Researcher and sole author Peter Phalen, M.A., with the University of Indianapolis, looked at health insurance use following implementation of the Affordable Care Act and found that people with moderate mental illness benefited significantly from the law. Yet people with serious mental illness did not show similar benefits.
Phalen examined short-term changes in rates of health insurance coverage, use of mental health services, affordability of mental health services, and satisfaction with health coverage. He reviewed a nationally representative sample of more than 35,000 people ages 26 to 65 between 2013 and 2014, a period that encompassed the implementation of Medicaid expansions and health insurance exchanges in January 2014.
He found that individuals with moderate mental illness (identified based on a proxy measure of psychological distress) experienced greater improvements in rates of health insurance coverage and ease of finding an affordable health plan compared with individuals with no mental illness. Individuals with severe mental illness showed no relative improvements on these measures, although they did report net increases in satisfaction with health care and coverage. No net increases in health care use or affordability of needed health care were found for any group.
In a separate study, researchers from Optum, United Health Group, Eden Prairie, Minn. and from the University of California, Los Angeles, led by Amber Gayle Thalmayer, Ph.D, looked at how the MHPAEA, impacted the use of treatment limits. Prior to implementation of the law most commercial health care plans covered only a specific number of behavioral health treatment days or visits (called quantitative treatment limits or QTLs). The law prohibited these limits except in a few specific circumstances. The intent was to make continued treatment available to those who need it by not limiting treatment based on a predetermined fixed number of days or visits.
The researchers wanted to look at whether these treatments limits were still being used. They looked at data from 380 employers and nearly 6,000 plans for years 2008 to 2013. They found that after implementation of MHPAEA in 2010, virtually all plans had eliminated treatment limits.

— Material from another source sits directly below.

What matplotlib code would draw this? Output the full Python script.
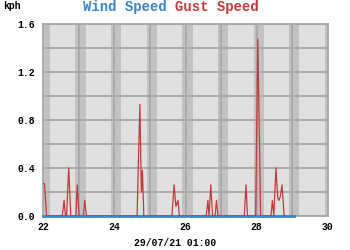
import matplotlib
matplotlib.use('Agg')
import matplotlib.pyplot as plt
import numpy as np

# time in days of July 2021, speeds in kph
wind_t = [22.0, 29.05]
wind_v = [0.0, 0.0]

gust_t = [22.0, 22.04, 22.1, 22.54, 22.59, 22.63, 22.66, 22.72, 22.78, 22.92, 22.96,
          23.01, 23.13, 23.17, 23.22, 24.64, 24.69, 24.72, 24.76, 24.79, 24.83,
          25.62, 25.68, 25.73, 25.79, 25.83, 26.58, 26.63, 26.66, 26.71, 26.76,
          26.83, 26.87, 26.91, 27.65, 27.70, 27.74, 27.97, 28.03, 28.11, 28.40,
          28.44, 28.48, 28.54, 28.59, 28.62, 28.66, 28.71, 28.77]
gust_v = [0.27, 0.27, 0.0, 0.0, 0.13, 0.0, 0.0, 0.40, 0.0, 0.0, 0.26,
          0.0, 0.0, 0.13, 0.0, 0.0, 0.6, 0.93, 0.2, 0.38, 0.0,
          0.0, 0.26, 0.08, 0.13, 0.0, 0.0, 0.13, 0.0, 0.26, 0.0,
          0.0, 0.13, 0.0, 0.0, 0.26, 0.0, 0.0, 1.475, 0.0, 0.0,
          0.13, 0.0, 0.40, 0.15, 0.13, 0.16, 0.26, 0.0]

# night shading (day start offsets)
nights = [22, 23, 24, 25, 26, 27, 28, 29, 30]

blue = '#3a86c8'
red = '#c23b3b'
font = 'Liberation Mono'

fig = plt.figure(figsize=(3.5, 2.5), dpi=100)
ax = fig.add_axes([0.123, 0.136, 0.814, 0.768])
ax.set_facecolor('#e0e0e0')

for d in nights:
    ax.axvspan(d - 0.09, d + 0.2, color='#c2c2c2', lw=0, zorder=0)

ax.plot(wind_t, wind_v, color=blue, lw=2, zorder=3, clip_on=False)
ax.plot(gust_t, gust_v, color=red, lw=0.9, zorder=4)

ax.set_xlim(22, 30)
ax.set_ylim(0, 1.6)
ax.set_xticks([22, 24, 26, 28, 30])
ax.set_xticks(np.arange(22, 31, 1), minor=True)
ax.set_yticks(np.arange(0, 1.61, 0.4))
ax.set_yticks(np.arange(0, 1.61, 0.2), minor=True)
ax.set_yticklabels(['0.0', '0.4', '0.8', '1.2', '1.6'])
ax.grid(True, which='both', color='#a8a8a8', lw=1.3, zorder=1)
ax.set_axisbelow(True)
ax.tick_params(which='both', length=0)
ax.tick_params(axis='x', pad=4)
ax.tick_params(axis='y', pad=6)
for lab in ax.get_xticklabels() + ax.get_yticklabels():
    lab.set_fontfamily(font)
    lab.set_fontweight('bold')
    lab.set_fontsize(7)
for s in ax.spines.values():
    s.set_color('#a8a8a8')
    s.set_linewidth(1.3)

fig.text(0.5, 0.972, 'Wind Speed ', color=blue, ha='right', va='center',
         fontfamily=font, fontweight='bold', fontsize=10)
fig.text(0.5, 0.972, 'Gust Speed', color=red, ha='left', va='center',
         fontfamily=font, fontweight='bold', fontsize=10)
fig.text(0.01, 0.975, 'kph', ha='left', va='center',
         fontfamily=font, fontweight='bold', fontsize=7)
fig.text(0.5, 0.03, '29/07/21 01:00', ha='center', va='center',
         fontfamily=font, fontweight='bold', fontsize=7)

fig.savefig('out.png', dpi=100)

Thalmayer and colleagues concluded that “one of the most meaningful impacts of MHPAEA might be increased access to needed specialty behavioral health care for children and adults with depression, bipolar disorder, or psychosis, who were most likely to reach their inpatient and outpatient limit thresholds pre-parity.” Other researchers on the study included Sarah A. Friedman, M.S.P.H., Francisca Azocar, Ph.D., Jessica M. Harwood, M.S., and Susan L. Ettner, Ph.D.
While they concluded that MHPAEA has been effective in eliminating treatment limits, they cautioned that “increasing access to behavioral health care will mean going beyond such QTL changes and looking at other areas of benefit management.”
The American Psychiatric Association is a national medical specialty society whose more than 36,500 physician members specialize in the diagnosis, treatment, prevention, and research of mental illnesses, including substance use disorders.